In an attempt to curb the spread of Al Qaeda splinter groups since Sept. 11, the authorities have introduced a wave of authoritarian laws, confiscated thousands of books of jihadi literature from publishing houses in Amman and made a spate of arrests, reportedly including that of Abu Mohammed Al Makdisi, the spiritual mentor of Jordan's oldest militant group, the Islamic Liberation Party. Late last year a 17-year-old boy, Suleiman Fanatseh, died in custody after he was arrested for carrying a photo of bin Laden in a pocket notebook.

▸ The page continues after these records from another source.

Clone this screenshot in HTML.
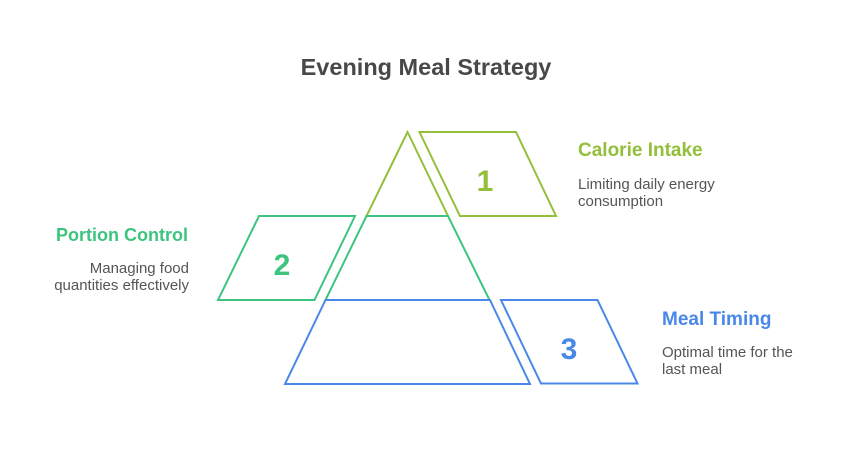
<!DOCTYPE html>
<html><head><meta charset="utf-8"><style>
html,body{margin:0;padding:0;background:#fff;}
svg{display:block;}
text{font-family:"Liberation Sans",Arial,sans-serif;}
</style></head><body>
<svg width="852" height="456" viewBox="0 0 852 456" xmlns="http://www.w3.org/2000/svg">
<rect width="852" height="456" fill="#fff"/>
<text x="426" y="75" text-anchor="middle" font-size="23.5" font-weight="bold" fill="#484848">Evening Meal Strategy</text>

<!-- pyramid -->
<polygon points="407.5,132 448,216 366.5,216" fill="none" stroke="#93BF3A" stroke-width="2" stroke-linejoin="miter"/>
<polygon points="366.5,216 448,216 489.5,300 325.5,300" fill="none" stroke="#3DC47E" stroke-width="2"/>
<polygon points="325.5,300 490,300 530,384 285,384" fill="none" stroke="#4A88E8" stroke-width="2"/>

<!-- parallelograms -->
<polygon points="419.5,132 516,132 556,216 460,216" fill="none" stroke="#93BF3A" stroke-width="2"/>
<polygon points="259,216 355,216 314.5,300 218,300" fill="none" stroke="#3DC47E" stroke-width="2"/>
<polygon points="501,300 597.5,300 637.5,383.5 541,383.5" fill="none" stroke="#4A88E8" stroke-width="2"/>

<text x="485" y="191" text-anchor="middle" font-size="30" font-weight="bold" fill="#93BF3A">1</text>
<text x="282" y="275" text-anchor="middle" font-size="30" font-weight="bold" fill="#3DC47E">2</text>
<text x="569" y="359" text-anchor="middle" font-size="30" font-weight="bold" fill="#4A88E8">3</text>

<text x="578" y="156" font-size="19" font-weight="bold" fill="#93BF3A">Calorie Intake</text>
<text x="578" y="189" font-size="15" fill="#555">Limiting daily energy</text>
<text x="578" y="206" font-size="15" fill="#555">consumption</text>

<text x="188" y="241" text-anchor="end" font-size="18" font-weight="bold" fill="#3DC47E">Portion Control</text>
<text x="189" y="273" text-anchor="end" font-size="15" fill="#555">Managing food</text>
<text x="189" y="290" text-anchor="end" font-size="15" fill="#555">quantities effectively</text>

<text x="662" y="325" font-size="19" font-weight="bold" fill="#4A88E8">Meal Timing</text>
<text x="662" y="357" font-size="15" fill="#555">Optimal time for the</text>
<text x="662" y="374" font-size="15" fill="#555">last meal</text>
</svg>
</body></html>
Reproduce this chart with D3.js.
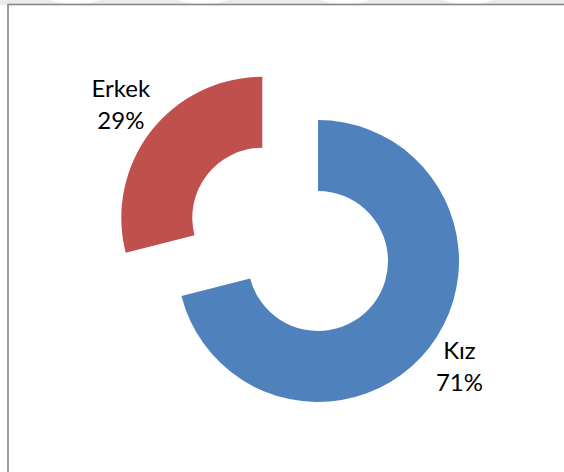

Observers also express the fear that the crackdown could erode what commentators say is Jordan's long-standing but tacit alliance with activists of political Islam advocating nonviolent reform. "Since the 1950s, Abdullah's father, King Hussein, worked with the Muslim Brotherhood to root out leftists, communists, and Nasserites," says Basil Rafa'iyah, a journalist at Jordan's Al Rai newspaper.
Jordan remains one of the rare Arab states where Islamist parties are not banned, but there are signs that the relationship is fraying. In February this year, suspected militants blew up the car of a key terrorist investigator, Lt. Colonel Ali Burjak, in central Amman, killing two foreigners.
The incident followed the death sentence passed on a Jordanian-American, Raed Hijazi, for conspiring in 1999 to act against American and Israeli tourists on the eve of the millennium celebrations. The authorities said the plot was funded by Al Qaeda, and linked it to further alleged attempts to assassinate King Abdullah while on his summer holiday, and to attack the tourist facilities at the site of Jesus' baptism near the Jordan River.
Despite the state crackdown, many jihad warriors in Jordan's southern Islamist heartlands have declined to remove the photos of bin Laden that decorate their homes.
Hero-worshippers in the southern town of Ma'an eagerly recall how the Saudi-born militant acknowledged his Jordanian support in a recent videotape by reciting a poem by Ma'an's best-loved poet, Yussef Abu Hileleh, who got to know bin Laden while an Islamic teacher in Saudi Arabia.
In response, Abu Hileleh has penned a poem dedicated to bin Laden entitled "The Lion of the Gulf." It hails bin Laden as a great and free man whose "good deeds are innumerable."